Since you are in the basement, maybe something got caught in the chimney and the flies are coming down thru the boiler or water heater exhausts?


----------



## canadaclub (Oct 19, 2006)

Oddly enough there are no flies in the furnace/laundry room. There aren't any on the main floor either. The main concentration is in the bedroom which I tore apart looking for the maggots. The window screen is secure with no holes...its a mystery.


----------



## Proby (Jul 17, 2010)

We only had a couple flies in the living room in which our fireplace was. All the flies flew into the study where there was a big picture window. Maybe they are coming from a darker place like your hallway and going into the bedroom because they are headed for the light?


----------



## canadaclub (Oct 19, 2006)

Hmmm...I suppose that is possible. I'll do some more hunting. Of course the other thing that bothers me is, why are they all dying? And at the same time? I have a CO detector which is working so can't be that


----------



## Proby (Jul 17, 2010)

canadaclub said:


> Hmmm...I suppose that is possible. I'll do some more hunting. Of course the other thing that bothers me is, why are they all dying? And at the same time? I have a CO detector which is working so can't be that


They ran out of food/water/whatever they need to survive. Like I said, the exact same thing happened to me, we found dead flies for days.


----------



## MagicalHome (Apr 12, 2010)

That really is a mystery. Have you solved it yet?


----------



## canadaclub (Oct 19, 2006)

Not yet...still a mystery. Although they are not as numerous as before, they are still here. Also, I noticed a house centipede the other morning. I was infested with those buggers in June.


----------



## Proby (Jul 17, 2010)

canadaclub said:


> Also, I noticed a house centipede the other morning. I was infested with those buggers in June.


Wow, I would probably nuke that place from orbit, it's the only way to be sure :yes:


----------



## DangerMouse (Jul 17, 2008)

Gee Proby, that's a little on the drastic side! Couldn't he just hit the place with mortar fire from a mile away or so?
Or maybe just use Napalm? :wink:

DM


----------



## canadaclub (Oct 19, 2006)

LOL...I thought about it

What gets me is that it is all new contruction. No mould, steel frame, new drywall, etc. What could be the attraction to either of them?


----------



## BugsBugMe (Mar 23, 2010)

I'd say judging by the fact that nearly three weeks had past between your two posts and you're still seeing flies tells me that there is an animal carcass somewhere behind a wall or in the ceiling.

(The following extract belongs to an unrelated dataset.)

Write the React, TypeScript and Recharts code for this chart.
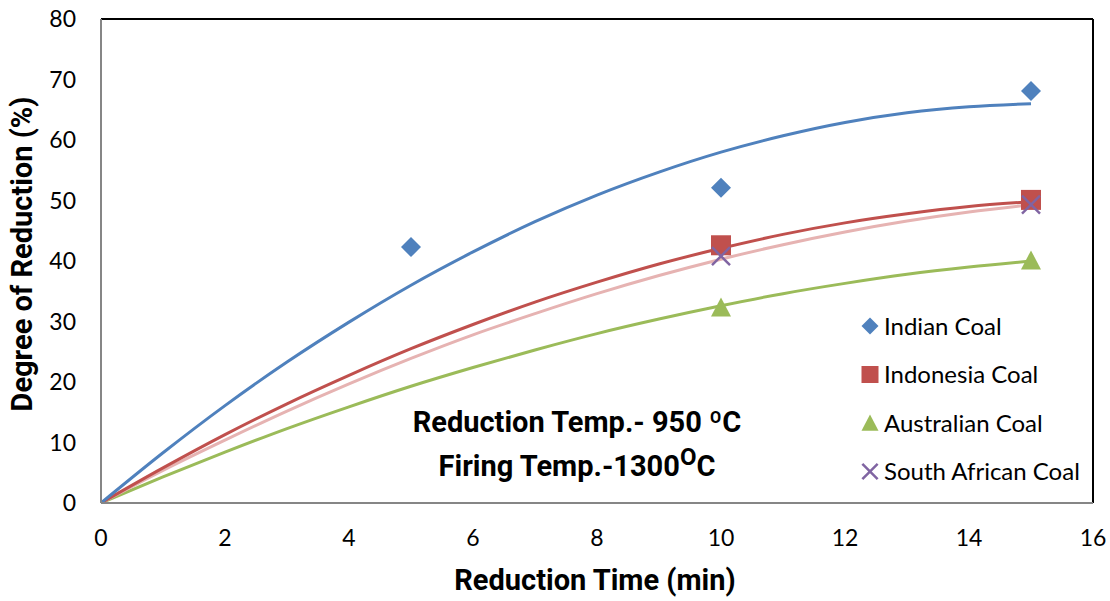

You made no mention of a smell so it is probably something small like a mouse or a rat or maybe even a squirrel.

The average fly species lifespan is only about 3 weeks including larval stages which makes some flies live only hours or days in the adult "flying" stage. This explains why you are seeing mostly dead ones because it can take them their whole lives to find the way out from behind the wall.


----------